Exactly as written, set down the lines from the top of the entries through the line bearing "color=c_fol if active", with every picture left out.
+===+
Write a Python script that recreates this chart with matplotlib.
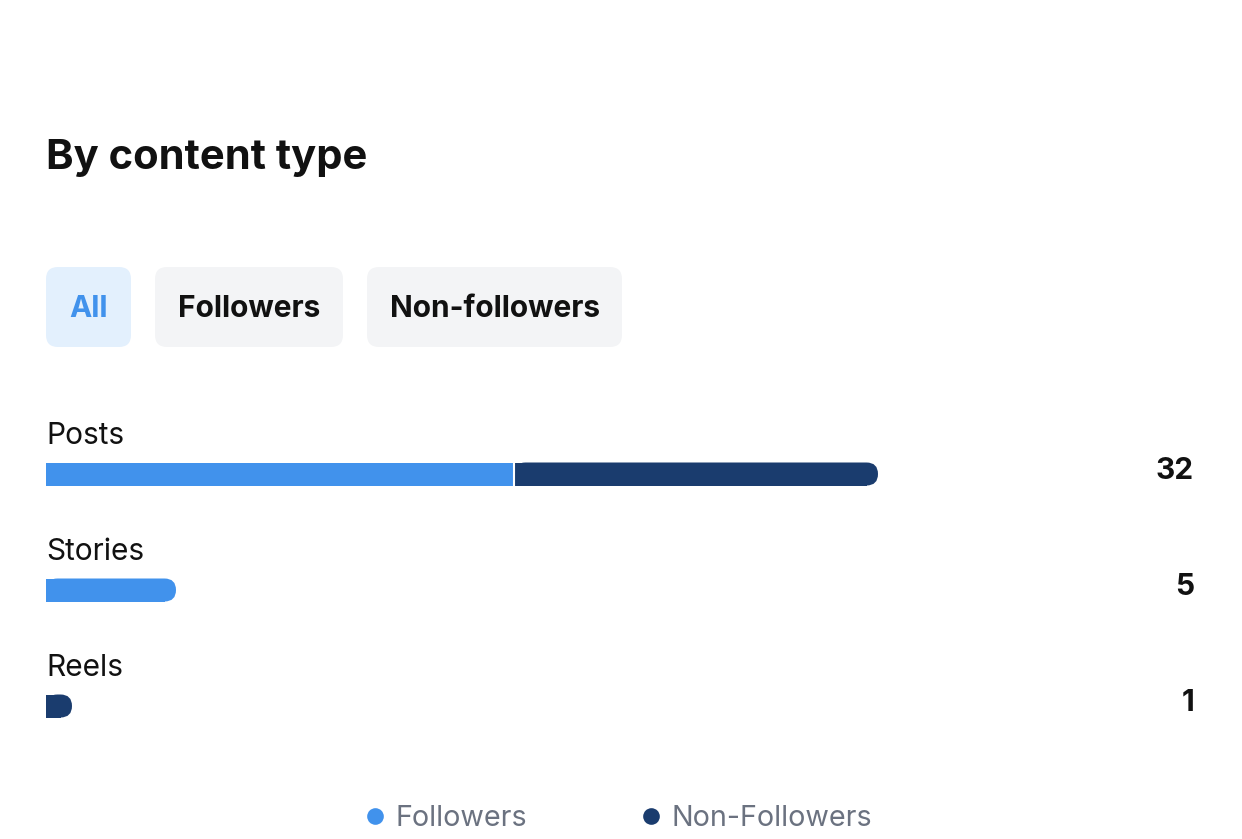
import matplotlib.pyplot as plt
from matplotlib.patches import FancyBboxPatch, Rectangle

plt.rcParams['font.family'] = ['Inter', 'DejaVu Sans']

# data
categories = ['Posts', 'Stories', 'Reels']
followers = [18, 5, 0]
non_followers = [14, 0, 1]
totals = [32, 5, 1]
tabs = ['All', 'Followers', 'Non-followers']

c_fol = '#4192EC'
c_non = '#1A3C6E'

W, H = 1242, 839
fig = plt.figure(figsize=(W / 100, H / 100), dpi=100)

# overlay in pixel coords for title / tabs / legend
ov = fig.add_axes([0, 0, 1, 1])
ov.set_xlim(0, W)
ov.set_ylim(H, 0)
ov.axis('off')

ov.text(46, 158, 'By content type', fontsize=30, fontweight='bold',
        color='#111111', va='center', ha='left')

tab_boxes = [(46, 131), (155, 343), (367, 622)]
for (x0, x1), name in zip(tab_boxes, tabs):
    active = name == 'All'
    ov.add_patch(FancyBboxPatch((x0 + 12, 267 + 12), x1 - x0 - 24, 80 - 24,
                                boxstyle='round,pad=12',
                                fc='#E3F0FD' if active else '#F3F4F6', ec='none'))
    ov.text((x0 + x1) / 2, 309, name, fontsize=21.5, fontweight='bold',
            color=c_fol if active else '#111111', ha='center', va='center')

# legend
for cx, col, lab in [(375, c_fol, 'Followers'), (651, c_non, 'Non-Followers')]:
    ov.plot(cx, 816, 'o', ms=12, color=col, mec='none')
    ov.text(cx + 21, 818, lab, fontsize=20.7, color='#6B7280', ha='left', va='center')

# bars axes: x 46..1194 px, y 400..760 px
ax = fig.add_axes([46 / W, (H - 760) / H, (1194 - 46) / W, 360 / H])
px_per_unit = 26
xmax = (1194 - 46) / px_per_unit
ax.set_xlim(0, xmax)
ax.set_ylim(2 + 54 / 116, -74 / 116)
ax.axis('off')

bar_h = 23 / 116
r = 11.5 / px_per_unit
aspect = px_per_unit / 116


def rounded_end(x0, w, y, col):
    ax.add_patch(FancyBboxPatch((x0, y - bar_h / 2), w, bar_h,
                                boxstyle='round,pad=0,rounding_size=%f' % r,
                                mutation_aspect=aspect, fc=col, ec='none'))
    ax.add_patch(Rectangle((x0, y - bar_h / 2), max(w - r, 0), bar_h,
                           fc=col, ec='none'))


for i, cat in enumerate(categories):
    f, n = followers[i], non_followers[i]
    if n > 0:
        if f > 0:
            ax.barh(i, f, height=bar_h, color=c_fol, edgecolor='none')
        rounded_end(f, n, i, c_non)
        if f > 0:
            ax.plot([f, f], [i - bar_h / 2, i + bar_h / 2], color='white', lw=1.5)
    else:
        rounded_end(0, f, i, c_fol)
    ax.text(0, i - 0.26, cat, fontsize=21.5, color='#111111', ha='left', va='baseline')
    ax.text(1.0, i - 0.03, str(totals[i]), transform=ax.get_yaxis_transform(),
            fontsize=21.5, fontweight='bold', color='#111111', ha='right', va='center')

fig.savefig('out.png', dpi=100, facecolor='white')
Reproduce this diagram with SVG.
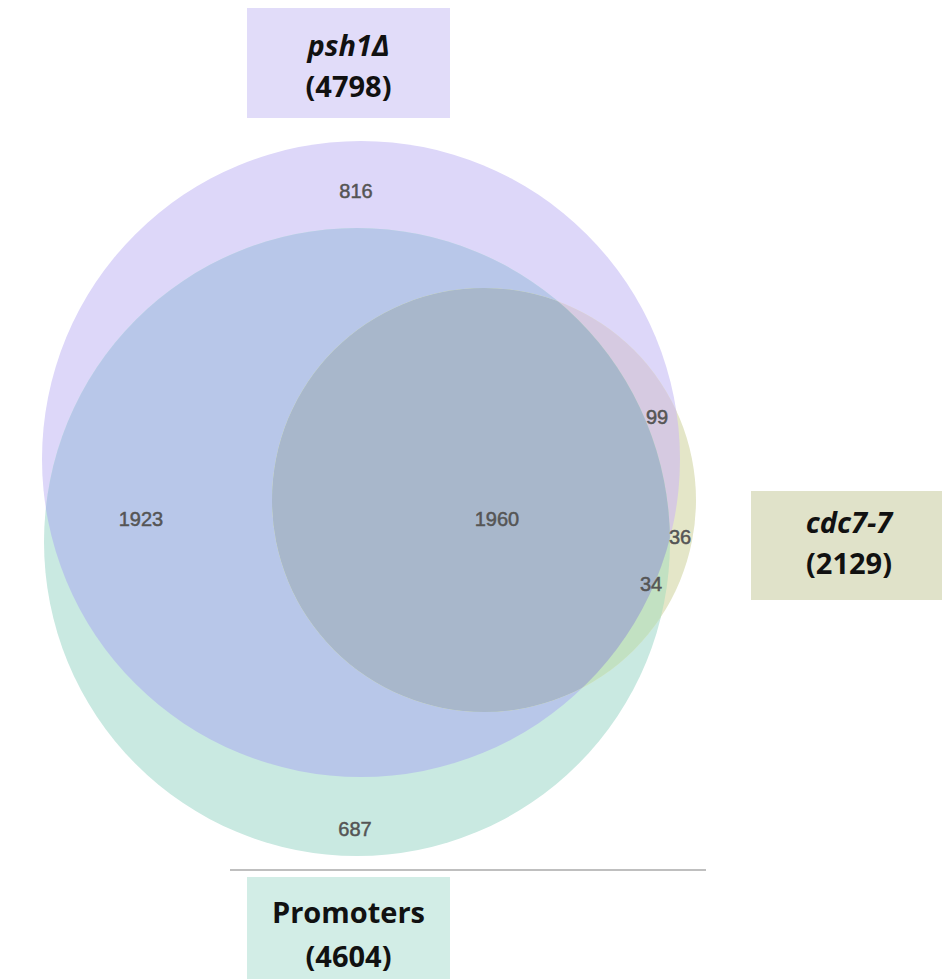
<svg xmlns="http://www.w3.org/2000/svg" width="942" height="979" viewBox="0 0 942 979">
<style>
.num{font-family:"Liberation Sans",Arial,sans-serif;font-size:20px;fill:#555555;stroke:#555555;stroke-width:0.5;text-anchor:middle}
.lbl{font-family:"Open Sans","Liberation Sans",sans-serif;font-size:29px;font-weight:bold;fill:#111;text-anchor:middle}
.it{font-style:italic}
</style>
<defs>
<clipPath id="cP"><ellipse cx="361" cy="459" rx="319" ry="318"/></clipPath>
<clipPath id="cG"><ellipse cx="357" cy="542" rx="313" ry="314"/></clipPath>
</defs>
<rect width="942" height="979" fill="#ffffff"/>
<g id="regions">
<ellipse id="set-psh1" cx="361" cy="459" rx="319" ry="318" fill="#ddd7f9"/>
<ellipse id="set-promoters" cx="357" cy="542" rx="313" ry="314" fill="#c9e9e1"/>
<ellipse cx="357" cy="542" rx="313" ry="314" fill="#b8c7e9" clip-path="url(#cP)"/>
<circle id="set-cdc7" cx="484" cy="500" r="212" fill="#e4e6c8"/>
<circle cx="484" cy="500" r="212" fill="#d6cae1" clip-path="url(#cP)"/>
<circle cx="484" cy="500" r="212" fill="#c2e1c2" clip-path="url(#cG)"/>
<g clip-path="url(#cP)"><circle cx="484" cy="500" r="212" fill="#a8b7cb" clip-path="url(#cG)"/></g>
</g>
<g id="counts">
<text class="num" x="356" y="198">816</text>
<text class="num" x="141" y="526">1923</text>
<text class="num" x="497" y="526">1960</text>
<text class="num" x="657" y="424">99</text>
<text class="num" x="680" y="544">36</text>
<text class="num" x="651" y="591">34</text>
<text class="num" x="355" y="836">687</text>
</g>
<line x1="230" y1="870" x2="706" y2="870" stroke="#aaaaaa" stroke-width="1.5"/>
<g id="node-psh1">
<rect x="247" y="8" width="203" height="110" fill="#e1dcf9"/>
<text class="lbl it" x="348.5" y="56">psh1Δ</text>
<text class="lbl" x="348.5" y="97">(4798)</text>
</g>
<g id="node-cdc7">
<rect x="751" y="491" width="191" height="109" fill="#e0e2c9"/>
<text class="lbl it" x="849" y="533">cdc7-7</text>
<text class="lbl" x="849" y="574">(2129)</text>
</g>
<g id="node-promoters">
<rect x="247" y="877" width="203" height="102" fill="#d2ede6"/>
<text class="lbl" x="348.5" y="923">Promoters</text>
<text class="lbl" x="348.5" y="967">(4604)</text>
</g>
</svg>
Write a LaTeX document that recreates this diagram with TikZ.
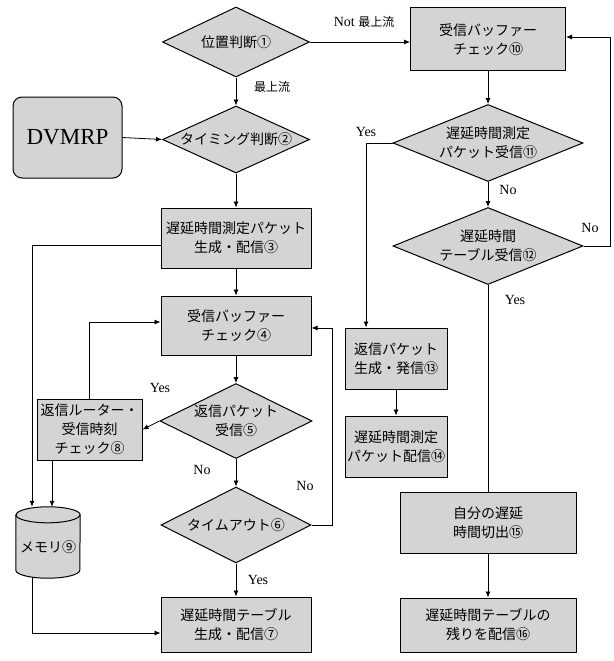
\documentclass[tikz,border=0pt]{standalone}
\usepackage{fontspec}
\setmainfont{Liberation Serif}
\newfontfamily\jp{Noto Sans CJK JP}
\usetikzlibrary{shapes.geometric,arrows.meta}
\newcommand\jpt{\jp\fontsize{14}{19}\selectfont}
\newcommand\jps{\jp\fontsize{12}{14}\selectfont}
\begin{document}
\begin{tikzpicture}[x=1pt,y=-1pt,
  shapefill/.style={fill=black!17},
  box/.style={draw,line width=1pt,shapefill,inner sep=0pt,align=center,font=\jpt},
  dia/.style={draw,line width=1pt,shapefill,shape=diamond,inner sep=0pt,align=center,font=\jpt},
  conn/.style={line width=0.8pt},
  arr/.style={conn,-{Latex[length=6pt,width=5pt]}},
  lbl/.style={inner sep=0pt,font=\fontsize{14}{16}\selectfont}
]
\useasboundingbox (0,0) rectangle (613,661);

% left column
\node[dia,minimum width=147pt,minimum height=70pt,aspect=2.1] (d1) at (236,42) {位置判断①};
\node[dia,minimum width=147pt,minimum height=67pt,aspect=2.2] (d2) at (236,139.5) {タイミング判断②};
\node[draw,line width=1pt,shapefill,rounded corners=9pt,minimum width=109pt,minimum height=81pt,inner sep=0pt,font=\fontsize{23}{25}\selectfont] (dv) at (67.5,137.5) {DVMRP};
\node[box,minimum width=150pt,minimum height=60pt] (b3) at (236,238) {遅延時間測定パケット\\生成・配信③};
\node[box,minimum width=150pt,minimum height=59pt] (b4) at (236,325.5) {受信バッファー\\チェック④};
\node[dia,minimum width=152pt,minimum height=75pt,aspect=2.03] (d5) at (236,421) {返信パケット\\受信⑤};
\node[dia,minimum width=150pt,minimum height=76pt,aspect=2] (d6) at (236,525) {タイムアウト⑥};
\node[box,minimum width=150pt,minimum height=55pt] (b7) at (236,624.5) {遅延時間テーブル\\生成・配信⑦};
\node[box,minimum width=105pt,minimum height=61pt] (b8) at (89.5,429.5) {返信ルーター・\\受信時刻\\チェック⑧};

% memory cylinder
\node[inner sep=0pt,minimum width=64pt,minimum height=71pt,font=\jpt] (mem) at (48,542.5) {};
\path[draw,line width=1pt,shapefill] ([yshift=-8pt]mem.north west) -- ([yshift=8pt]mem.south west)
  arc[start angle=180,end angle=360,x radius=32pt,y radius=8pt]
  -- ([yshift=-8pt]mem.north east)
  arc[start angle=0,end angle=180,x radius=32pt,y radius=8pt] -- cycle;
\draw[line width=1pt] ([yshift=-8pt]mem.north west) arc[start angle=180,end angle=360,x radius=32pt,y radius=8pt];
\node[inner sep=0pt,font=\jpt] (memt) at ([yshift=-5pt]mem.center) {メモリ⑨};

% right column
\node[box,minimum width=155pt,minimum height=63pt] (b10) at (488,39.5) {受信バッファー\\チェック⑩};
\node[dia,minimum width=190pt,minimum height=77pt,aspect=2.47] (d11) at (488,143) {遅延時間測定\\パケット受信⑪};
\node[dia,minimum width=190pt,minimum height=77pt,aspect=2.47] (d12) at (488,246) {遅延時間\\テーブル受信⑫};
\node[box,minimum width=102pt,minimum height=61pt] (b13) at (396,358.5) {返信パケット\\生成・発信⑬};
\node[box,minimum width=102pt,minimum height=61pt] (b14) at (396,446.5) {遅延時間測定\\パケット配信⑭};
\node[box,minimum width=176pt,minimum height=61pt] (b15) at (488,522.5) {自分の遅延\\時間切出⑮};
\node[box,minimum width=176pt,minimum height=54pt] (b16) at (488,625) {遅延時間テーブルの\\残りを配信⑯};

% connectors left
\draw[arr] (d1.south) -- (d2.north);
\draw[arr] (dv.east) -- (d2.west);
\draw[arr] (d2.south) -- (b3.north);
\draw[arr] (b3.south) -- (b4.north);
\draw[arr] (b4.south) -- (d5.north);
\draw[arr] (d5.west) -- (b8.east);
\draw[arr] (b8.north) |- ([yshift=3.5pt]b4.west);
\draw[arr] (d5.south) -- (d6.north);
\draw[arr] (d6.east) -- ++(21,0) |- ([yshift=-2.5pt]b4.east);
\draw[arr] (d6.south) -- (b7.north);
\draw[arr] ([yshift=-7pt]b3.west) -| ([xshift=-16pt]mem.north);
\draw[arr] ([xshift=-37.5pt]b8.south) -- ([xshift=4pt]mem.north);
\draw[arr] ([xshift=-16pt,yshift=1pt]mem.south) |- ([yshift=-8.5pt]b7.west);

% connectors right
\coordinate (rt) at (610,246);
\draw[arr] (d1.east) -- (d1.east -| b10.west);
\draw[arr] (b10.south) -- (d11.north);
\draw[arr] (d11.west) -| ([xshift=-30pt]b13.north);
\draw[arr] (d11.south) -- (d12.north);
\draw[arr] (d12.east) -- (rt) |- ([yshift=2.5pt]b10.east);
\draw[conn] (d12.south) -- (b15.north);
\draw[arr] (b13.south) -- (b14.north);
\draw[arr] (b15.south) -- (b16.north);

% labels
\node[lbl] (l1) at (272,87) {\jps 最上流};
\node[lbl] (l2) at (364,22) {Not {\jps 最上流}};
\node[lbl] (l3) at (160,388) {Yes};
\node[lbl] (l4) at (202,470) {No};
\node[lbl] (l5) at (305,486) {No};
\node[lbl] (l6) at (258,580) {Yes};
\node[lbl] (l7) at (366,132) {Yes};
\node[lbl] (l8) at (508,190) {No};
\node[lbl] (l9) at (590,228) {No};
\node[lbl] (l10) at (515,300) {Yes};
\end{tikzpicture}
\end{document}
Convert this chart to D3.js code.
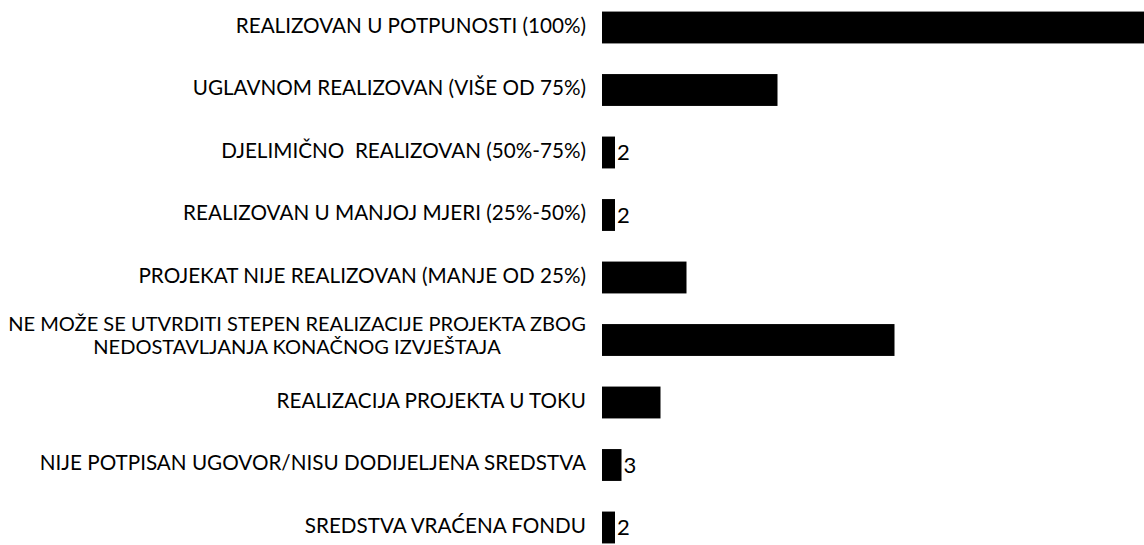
+===+
■ WRITTEN RESPONSE
Write a Python script that recreates this chart with matplotlib.
import matplotlib.pyplot as plt
from matplotlib.patches import FancyBboxPatch, Rectangle

plt.rcParams['font.family'] = ['Inter', 'DejaVu Sans']

# data
categories = ['Posts', 'Stories', 'Reels']
followers = [18, 5, 0]
non_followers = [14, 0, 1]
totals = [32, 5, 1]
tabs = ['All', 'Followers', 'Non-followers']

c_fol = '#4192EC'
c_non = '#1A3C6E'

W, H = 1242, 839
fig = plt.figure(figsize=(W / 100, H / 100), dpi=100)

# overlay in pixel coords for title / tabs / legend
ov = fig.add_axes([0, 0, 1, 1])
ov.set_xlim(0, W)
ov.set_ylim(H, 0)
ov.axis('off')

ov.text(46, 158, 'By content type', fontsize=30, fontweight='bold',
        color='#111111', va='center', ha='left')

tab_boxes = [(46, 131), (155, 343), (367, 622)]
for (x0, x1), name in zip(tab_boxes, tabs):
    active = name == 'All'
    ov.add_patch(FancyBboxPatch((x0 + 12, 267 + 12), x1 - x0 - 24, 80 - 24,
                                boxstyle='round,pad=12',
                                fc='#E3F0FD' if active else '#F3F4F6', ec='none'))
    ov.text((x0 + x1) / 2, 309, name, fontsize=21.5, fontweight='bold',
            color=c_fol if active else '#111111', ha='center', va='center')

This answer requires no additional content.